## YOUR OBJECTIVE:
Restate, exactly and only, the lines from the first through the line containing "0.025, 0.022, 0.02];".

## SUPPLIED MATERIAL:
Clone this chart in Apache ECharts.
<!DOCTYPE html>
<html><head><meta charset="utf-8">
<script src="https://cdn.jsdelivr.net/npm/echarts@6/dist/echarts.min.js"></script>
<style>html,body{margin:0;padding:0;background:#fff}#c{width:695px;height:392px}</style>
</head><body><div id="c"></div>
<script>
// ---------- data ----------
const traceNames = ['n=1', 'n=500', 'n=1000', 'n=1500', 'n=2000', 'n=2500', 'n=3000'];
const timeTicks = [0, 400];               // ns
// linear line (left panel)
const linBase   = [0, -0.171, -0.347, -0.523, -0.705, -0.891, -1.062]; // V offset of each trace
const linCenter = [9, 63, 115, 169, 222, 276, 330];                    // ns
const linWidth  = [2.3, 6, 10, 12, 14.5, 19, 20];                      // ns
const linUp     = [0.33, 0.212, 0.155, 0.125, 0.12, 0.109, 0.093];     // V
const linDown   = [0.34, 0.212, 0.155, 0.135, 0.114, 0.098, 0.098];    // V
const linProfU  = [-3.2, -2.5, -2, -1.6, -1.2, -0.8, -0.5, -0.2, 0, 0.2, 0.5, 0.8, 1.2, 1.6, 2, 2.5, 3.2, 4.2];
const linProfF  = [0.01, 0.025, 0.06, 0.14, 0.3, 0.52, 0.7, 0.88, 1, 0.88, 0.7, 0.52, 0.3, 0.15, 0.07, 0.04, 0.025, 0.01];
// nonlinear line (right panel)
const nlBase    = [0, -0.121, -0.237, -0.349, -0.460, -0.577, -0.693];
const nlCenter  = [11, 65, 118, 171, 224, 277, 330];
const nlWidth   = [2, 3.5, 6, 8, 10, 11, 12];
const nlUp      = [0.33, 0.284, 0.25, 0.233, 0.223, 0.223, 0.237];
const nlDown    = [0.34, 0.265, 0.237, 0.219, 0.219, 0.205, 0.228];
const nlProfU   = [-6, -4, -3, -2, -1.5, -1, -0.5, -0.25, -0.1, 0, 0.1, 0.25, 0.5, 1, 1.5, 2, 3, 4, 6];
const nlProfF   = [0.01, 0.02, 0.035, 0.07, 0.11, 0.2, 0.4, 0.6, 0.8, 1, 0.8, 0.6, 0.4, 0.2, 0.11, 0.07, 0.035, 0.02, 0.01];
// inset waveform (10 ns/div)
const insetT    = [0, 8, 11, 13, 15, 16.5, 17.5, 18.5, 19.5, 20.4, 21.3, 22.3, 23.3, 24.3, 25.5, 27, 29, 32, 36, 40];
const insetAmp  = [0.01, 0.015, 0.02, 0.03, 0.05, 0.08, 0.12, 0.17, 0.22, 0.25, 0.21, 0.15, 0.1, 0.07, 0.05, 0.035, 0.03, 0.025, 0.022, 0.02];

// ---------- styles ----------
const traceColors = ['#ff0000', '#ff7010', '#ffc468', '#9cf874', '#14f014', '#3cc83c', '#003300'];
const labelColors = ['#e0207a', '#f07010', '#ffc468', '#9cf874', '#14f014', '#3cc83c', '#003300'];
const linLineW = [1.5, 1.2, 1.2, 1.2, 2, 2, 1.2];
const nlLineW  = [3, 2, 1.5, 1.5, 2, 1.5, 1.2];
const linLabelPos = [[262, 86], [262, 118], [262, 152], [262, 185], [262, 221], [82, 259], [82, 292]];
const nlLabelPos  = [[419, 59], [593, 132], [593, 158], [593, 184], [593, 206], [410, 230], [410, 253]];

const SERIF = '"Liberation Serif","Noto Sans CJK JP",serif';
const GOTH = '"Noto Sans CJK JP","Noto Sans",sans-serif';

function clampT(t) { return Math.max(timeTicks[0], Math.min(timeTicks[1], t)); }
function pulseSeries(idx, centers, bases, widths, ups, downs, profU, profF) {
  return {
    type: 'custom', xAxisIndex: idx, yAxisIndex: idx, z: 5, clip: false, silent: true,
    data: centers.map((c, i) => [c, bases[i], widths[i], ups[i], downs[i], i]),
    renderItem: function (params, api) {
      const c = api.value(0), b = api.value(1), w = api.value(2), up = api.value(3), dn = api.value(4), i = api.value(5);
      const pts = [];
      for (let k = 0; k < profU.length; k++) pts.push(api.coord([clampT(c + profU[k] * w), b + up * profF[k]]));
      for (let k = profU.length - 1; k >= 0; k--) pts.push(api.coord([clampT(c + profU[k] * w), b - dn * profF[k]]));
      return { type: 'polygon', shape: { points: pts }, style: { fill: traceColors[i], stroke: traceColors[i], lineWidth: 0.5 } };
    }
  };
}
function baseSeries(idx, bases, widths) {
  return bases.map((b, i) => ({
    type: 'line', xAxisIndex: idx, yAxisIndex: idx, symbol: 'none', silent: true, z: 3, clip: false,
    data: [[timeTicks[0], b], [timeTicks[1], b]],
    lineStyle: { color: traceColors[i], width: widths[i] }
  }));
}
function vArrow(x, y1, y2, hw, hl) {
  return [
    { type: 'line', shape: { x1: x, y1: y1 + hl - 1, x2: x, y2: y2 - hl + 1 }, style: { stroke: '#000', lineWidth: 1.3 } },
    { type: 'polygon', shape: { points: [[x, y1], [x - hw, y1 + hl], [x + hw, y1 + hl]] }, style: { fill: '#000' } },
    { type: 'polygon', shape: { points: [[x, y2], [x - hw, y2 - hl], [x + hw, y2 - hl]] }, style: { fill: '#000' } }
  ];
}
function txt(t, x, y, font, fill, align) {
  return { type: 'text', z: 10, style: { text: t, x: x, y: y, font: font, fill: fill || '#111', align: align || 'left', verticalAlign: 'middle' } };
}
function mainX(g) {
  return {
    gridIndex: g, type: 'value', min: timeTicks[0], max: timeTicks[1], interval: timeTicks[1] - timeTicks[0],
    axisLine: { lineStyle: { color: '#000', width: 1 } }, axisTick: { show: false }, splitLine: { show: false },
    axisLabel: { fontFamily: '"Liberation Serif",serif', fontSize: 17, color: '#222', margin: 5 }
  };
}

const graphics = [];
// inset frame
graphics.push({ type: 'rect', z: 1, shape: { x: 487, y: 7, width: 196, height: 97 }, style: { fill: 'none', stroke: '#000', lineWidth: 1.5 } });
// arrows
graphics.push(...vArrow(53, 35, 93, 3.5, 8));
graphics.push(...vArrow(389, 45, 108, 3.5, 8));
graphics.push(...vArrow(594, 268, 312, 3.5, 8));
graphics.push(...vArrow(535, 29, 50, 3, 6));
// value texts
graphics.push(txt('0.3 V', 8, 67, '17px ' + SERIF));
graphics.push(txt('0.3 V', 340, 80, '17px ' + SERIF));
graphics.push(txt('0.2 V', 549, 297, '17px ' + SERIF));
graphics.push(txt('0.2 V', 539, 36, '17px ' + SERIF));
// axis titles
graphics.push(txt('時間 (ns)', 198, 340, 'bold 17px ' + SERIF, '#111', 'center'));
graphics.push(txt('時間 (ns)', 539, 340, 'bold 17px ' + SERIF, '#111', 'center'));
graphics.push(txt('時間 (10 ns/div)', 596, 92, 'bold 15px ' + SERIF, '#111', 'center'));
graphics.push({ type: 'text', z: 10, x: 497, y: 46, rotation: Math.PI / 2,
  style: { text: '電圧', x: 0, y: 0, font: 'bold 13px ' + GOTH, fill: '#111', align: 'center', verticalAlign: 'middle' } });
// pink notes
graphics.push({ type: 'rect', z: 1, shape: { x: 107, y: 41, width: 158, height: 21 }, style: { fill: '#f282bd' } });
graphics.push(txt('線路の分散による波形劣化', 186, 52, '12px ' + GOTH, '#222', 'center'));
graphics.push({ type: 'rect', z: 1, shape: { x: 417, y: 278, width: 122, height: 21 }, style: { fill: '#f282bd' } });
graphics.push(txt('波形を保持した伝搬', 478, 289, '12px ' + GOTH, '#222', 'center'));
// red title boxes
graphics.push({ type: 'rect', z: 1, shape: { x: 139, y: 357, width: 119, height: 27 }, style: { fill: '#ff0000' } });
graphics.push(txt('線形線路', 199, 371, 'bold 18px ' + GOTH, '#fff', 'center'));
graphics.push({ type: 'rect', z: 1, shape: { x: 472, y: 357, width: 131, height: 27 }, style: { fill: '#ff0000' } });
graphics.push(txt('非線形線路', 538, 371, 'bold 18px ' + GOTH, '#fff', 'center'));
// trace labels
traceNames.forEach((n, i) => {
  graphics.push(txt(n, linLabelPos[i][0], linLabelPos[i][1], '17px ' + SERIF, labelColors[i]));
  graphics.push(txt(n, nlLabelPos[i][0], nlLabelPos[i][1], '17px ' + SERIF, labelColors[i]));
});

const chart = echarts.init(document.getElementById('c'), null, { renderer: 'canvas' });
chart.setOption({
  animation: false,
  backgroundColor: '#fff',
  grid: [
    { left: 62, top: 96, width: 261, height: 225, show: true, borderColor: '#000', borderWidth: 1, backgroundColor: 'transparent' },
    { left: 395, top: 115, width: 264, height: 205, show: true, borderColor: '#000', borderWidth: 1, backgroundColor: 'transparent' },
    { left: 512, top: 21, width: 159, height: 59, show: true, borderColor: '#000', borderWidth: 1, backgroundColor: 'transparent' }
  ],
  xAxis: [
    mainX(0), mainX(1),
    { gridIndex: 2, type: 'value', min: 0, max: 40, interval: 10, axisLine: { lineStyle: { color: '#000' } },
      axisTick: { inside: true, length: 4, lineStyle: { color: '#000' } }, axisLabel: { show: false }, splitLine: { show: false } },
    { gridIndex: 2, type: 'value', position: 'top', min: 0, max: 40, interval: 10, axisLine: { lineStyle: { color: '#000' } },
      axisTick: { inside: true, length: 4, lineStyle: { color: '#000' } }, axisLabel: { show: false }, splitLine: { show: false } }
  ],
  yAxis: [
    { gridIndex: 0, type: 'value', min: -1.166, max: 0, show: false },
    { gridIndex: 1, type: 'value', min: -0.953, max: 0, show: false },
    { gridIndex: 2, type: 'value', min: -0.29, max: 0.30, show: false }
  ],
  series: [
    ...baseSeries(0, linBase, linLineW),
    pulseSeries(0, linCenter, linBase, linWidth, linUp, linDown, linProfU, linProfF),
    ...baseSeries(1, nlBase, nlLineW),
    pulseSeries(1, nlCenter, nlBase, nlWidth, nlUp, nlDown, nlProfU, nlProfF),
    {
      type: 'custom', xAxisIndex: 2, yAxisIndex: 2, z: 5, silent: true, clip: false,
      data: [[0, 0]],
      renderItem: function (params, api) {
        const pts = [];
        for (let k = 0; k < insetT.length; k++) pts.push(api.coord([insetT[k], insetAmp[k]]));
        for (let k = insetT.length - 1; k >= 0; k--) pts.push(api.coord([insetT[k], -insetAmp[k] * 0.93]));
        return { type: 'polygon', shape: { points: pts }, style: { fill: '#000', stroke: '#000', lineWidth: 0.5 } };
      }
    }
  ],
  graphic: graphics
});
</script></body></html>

## THE RESULT:
Clone this chart in Apache ECharts.
<!DOCTYPE html>
<html><head><meta charset="utf-8">
<script src="https://cdn.jsdelivr.net/npm/echarts@6/dist/echarts.min.js"></script>
<style>html,body{margin:0;padding:0;background:#fff}#c{width:695px;height:392px}</style>
</head><body><div id="c"></div>
<script>
// ---------- data ----------
const traceNames = ['n=1', 'n=500', 'n=1000', 'n=1500', 'n=2000', 'n=2500', 'n=3000'];
const timeTicks = [0, 400];               // ns
// linear line (left panel)
const linBase   = [0, -0.171, -0.347, -0.523, -0.705, -0.891, -1.062]; // V offset of each trace
const linCenter = [9, 63, 115, 169, 222, 276, 330];                    // ns
const linWidth  = [2.3, 6, 10, 12, 14.5, 19, 20];                      // ns
const linUp     = [0.33, 0.212, 0.155, 0.125, 0.12, 0.109, 0.093];     // V
const linDown   = [0.34, 0.212, 0.155, 0.135, 0.114, 0.098, 0.098];    // V
const linProfU  = [-3.2, -2.5, -2, -1.6, -1.2, -0.8, -0.5, -0.2, 0, 0.2, 0.5, 0.8, 1.2, 1.6, 2, 2.5, 3.2, 4.2];
const linProfF  = [0.01, 0.025, 0.06, 0.14, 0.3, 0.52, 0.7, 0.88, 1, 0.88, 0.7, 0.52, 0.3, 0.15, 0.07, 0.04, 0.025, 0.01];
// nonlinear line (right panel)
const nlBase    = [0, -0.121, -0.237, -0.349, -0.460, -0.577, -0.693];
const nlCenter  = [11, 65, 118, 171, 224, 277, 330];
const nlWidth   = [2, 3.5, 6, 8, 10, 11, 12];
const nlUp      = [0.33, 0.284, 0.25, 0.233, 0.223, 0.223, 0.237];
const nlDown    = [0.34, 0.265, 0.237, 0.219, 0.219, 0.205, 0.228];
const nlProfU   = [-6, -4, -3, -2, -1.5, -1, -0.5, -0.25, -0.1, 0, 0.1, 0.25, 0.5, 1, 1.5, 2, 3, 4, 6];
const nlProfF   = [0.01, 0.02, 0.035, 0.07, 0.11, 0.2, 0.4, 0.6, 0.8, 1, 0.8, 0.6, 0.4, 0.2, 0.11, 0.07, 0.035, 0.02, 0.01];
// inset waveform (10 ns/div)
const insetT    = [0, 8, 11, 13, 15, 16.5, 17.5, 18.5, 19.5, 20.4, 21.3, 22.3, 23.3, 24.3, 25.5, 27, 29, 32, 36, 40];
const insetAmp  = [0.01, 0.015, 0.02, 0.03, 0.05, 0.08, 0.12, 0.17, 0.22, 0.25, 0.21, 0.15, 0.1, 0.07, 0.05, 0.035, 0.03, 0.025, 0.022, 0.02];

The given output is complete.